Pero un día fuimos más los grandes que los chicos y la vida de adulto tiende siempre a sepultar las cosas realmente valiosas. Hoy nos vemos de vez en cuando, a veces solo somos Alejandro y yo, a veces se unen los más chicos (que ahora ya andan en los veintes). Pero sigo sintiendo lo mismo, siempre es una celebración, donde el tiempo pierde peso, el estrés desaparece y la vida no parece tan espesa, solo somos unos niños jugando, disfrutando, sonriendo, compitiendo y soñando.

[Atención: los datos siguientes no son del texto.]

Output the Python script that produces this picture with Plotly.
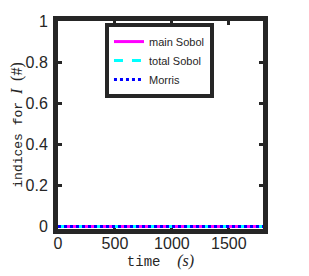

Gracias al fútbol mi vida está cargada de recuerdos muy luminosos y felices: Mi tío Guillermo (el doctor) dominando el balón y diciendo "quisiera que se me cayera, pero no puedo", Carlos quitándome el balón sin que me dé cuenta, Moises dandome consejos de cómo armar una jugada bonita, Memo pegándole con parte externa del pié mientras se ríe, Cristian metiendo golazos imposibles para después fallar a un metro de la portería y sin portero, Pedro intentando jugadas de los supercampeones y contando anécdotas inverosímiles, mi papá lanzando una chilena, Hector impasable e imparable, Temo haciendo lo mejor posible (jejeje). David, Daniel, Lalo y mi hermano Fer en la cancha de las vías del tren, la primera vez que pude golpear el balón con efecto entrenando con Alejandro sin importarnos la cancha inundada por el aguacero, etc, etc, etc.
Todo en escenarios improvisados como La congeladora con sus palmeras poncha balones, la cancha de basquetbol de Pemex que olía a residuos químicos, la canchita junto a las vías del tren donde el pavimento se levantó y tuvimos varios accidentes serios, la calle afuera de la casa de mi abuela con el portón del terreno baldío como portería, el taller de mi abuelo que llenaba de grasa todo lo que entraba, las canchas de Policía y Tránsito; sede del torneo anual de tiro de penales cada 25 de diciembre, entre otros lugares especiales.
Es por todo esto que ahora, siendo mujer trans, sueño con encontrar un lugar adecuado para seguir jugando, con mujeres, con hombres, como sea. Llevo casi treinta años jugando fútbol y en ningún momento he dejado de disfrutarlo, y sé que encontraré la manera de seguir haciéndolo. Hace algunos días nos juntamos con Alejandro, mi primera vez chutando un balón como mujer trans, y no ha cambiado nada, ambos estamos cerca de los cuarenta y nos sabemos de memoria las mañas del otro. Llegará el día en que estos encuentros cada vez más fortuitos dejen de suceder, llegará el día en que ya no pueda jugar fútbol, pero no será ahora.